Under McDonnell's liquor plan, authority to engage in the wholesale and retail distribution of spirits would be sold to private interests. Virginia's 332 state-run liquor stores would be replaced by 1,000 private retailers, including grocery and convenience stores.
McDonnell has said that auctioning liquor licenses would generate a one-time windfall of $458 million, money he says could be used to improve state roads without raising taxes.
But giving up the state monopoly would also result in a projected revenue loss of $47 million a year, money that Virginia spends on core services such as schools, public safety and health care.
The ABC initiative has consumed McDonnell's energy for months. His staff spent the summer meeting behind closed doors with liquor interests, retail business representatives and others. McDonnell presided over eight town hall meetings across the state to sell the public on the idea.
But the plan has been in trouble since his staff officially unveiled it before the governor's Government Reform Commission in early September. He has tweaked the plan once in hopes of building support.
McDonnell's commission examined ABC privatization and more than 100 other ideas as part of a broader effort to shave money from the state budget and make government more user-friendly and efficient.
Before the 2011 legislative session, the governor has nearly three months to drum up support for the idea and negotiate changes with lawmakers. In Friday's statement, he indicated that he is open to compromise, provided the final plan ends the government's monopoly and raises money for roads.
McDonnell and his GOP allies were embarrassed last week when accounts leaked of an angry exchange between the governor's top political strategist and the chairman of the Republican caucus in the House of Delegates. McDonnell's aide said House leadership had been "spineless" on the issue.
Republicans are anxious to restart the process and avoid a political meltdown on the issue in January, when the November 2011 legislative elections will start to loom. House Speaker William H. Howell (R-Stafford) said most delegates in the GOP-led House support the proposal in concept, even if they have concerns about the details.
He recommended that McDonnell form a working group of legislators, wholesalers, distillers, retailers and others to hash out a compromise.
"As a former legislator himself, the governor is fully cognizant that the process of involving all stakeholders surrounding an issue, agreeing on general goals and specific provisions and then drafting an actual bill takes time,'' Howell said.
Del. David B. Albo (R-Fairfax) said he and Dels. S. Chris Jones (R-Suffolk) and G. Glenn Oder (R-Newport News) have been asked to meet with the governor's staff to start working on a compromise.
At their first meeting, Albo said, they brainstormed about ways to make up the $47 million in lost state revenue. "We learned retailers are willing to pay a lot of money for licenses,'' he said. "There's more money to be made on liquor."
But Albo said the group is considering looking at whether the state should give up only the retail stores while maintaining its monopoly on liquor wholesaling and distribution.

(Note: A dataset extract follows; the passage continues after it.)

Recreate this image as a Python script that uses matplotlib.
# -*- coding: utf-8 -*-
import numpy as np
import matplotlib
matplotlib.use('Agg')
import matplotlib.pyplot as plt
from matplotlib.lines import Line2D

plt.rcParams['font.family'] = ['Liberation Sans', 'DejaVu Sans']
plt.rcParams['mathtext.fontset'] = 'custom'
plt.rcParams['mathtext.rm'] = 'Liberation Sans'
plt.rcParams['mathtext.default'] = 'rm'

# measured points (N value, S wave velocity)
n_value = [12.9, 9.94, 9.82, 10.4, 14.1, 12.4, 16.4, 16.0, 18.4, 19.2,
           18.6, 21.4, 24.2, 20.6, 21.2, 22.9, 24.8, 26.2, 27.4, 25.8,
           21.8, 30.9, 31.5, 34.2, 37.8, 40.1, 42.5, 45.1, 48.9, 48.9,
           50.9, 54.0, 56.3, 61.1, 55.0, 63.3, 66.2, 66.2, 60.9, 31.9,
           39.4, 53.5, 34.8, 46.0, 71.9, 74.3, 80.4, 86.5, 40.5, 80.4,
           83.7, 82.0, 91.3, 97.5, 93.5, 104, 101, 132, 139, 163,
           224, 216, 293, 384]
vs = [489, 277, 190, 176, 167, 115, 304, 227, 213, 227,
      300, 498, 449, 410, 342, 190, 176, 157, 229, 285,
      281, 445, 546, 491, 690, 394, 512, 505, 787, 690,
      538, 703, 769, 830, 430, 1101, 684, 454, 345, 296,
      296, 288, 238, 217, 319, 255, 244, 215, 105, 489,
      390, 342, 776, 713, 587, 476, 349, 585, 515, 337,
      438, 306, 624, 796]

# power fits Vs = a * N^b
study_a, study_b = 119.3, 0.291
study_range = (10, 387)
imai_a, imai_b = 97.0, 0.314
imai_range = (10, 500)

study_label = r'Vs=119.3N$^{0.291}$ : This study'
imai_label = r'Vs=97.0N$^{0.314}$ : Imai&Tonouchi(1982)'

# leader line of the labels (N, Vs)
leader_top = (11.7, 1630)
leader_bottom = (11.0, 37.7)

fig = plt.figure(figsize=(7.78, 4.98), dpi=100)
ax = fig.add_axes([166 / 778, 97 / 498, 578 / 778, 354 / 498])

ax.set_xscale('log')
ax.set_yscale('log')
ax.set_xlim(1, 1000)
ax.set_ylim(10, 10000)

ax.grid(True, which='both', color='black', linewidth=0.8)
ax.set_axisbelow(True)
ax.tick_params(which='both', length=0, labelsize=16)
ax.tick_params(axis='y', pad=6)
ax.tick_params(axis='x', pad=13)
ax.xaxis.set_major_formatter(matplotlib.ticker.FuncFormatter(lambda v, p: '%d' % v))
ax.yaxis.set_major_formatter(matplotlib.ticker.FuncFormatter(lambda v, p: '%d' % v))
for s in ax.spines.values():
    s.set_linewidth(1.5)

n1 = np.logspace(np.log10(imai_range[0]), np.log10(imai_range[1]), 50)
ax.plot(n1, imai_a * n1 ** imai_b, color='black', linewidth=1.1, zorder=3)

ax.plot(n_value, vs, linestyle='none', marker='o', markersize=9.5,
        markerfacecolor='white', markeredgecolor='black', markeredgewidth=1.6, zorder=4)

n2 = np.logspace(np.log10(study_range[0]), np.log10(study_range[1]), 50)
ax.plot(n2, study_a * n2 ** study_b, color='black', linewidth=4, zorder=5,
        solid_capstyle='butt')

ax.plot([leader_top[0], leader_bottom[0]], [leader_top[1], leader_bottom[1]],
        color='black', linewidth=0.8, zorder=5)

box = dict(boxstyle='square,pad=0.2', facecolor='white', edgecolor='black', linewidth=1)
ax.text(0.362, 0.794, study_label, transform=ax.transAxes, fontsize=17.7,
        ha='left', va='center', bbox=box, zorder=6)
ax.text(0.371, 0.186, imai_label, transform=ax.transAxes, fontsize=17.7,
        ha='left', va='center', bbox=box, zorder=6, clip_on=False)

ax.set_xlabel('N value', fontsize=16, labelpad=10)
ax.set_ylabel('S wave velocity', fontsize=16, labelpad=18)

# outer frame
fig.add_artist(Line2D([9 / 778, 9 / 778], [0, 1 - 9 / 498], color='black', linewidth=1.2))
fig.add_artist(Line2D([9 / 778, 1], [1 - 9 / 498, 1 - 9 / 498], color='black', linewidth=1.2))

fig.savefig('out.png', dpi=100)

"I just don't think the math works," he said of trying to privatize the entire system.
But even if a new plan can draw support in the House of Delegates, McDonnell will still face a tough sell in the state Senate, where Democrats hold a slim majority.
Democrats have said for years that fixing state roads is a multiyear, multibillion-dollar project that will require a tax increase - not just the one-time cash infusion that would be generated by the ABC sale.
They have also questioned whether the state should triple the number of outlets selling hard liquor. And they have made clear that they will not vote for a plan that cuts into the $260 million in liquor profits and taxes generated by the ABC system for schools, police and public health.
"I just don't see it," said Senate Majority Leader Richard L. Saslaw (D-Fairfax). "The numbers aren't there."
McDonnell finished his first legislative session last winter with modest victories in economic development and education, intentionally limited goals that he set for himself because of a multibillion-dollar budget shortfall.
He put off many of the ambitious pledges he made on the campaign trail last year, such as finding additional funding for roads, shifting more money to public schools and making progress toward a goal of having state colleges award an additional 100,000 degrees over 15 years.
He will ask the General Assembly to take on much of that agenda in January. The General Assembly generally meets just once a year, alternating between a 60-day session and a 46-day session.
Governors have often convened special sessions to focus attention on complex policy proposals. But by delaying the ABC plan to the regular legislative session, which opens Jan. 12, McDonnell will improve his ability to negotiate with lawmakers because they will be seeking his support on hundreds of other issues.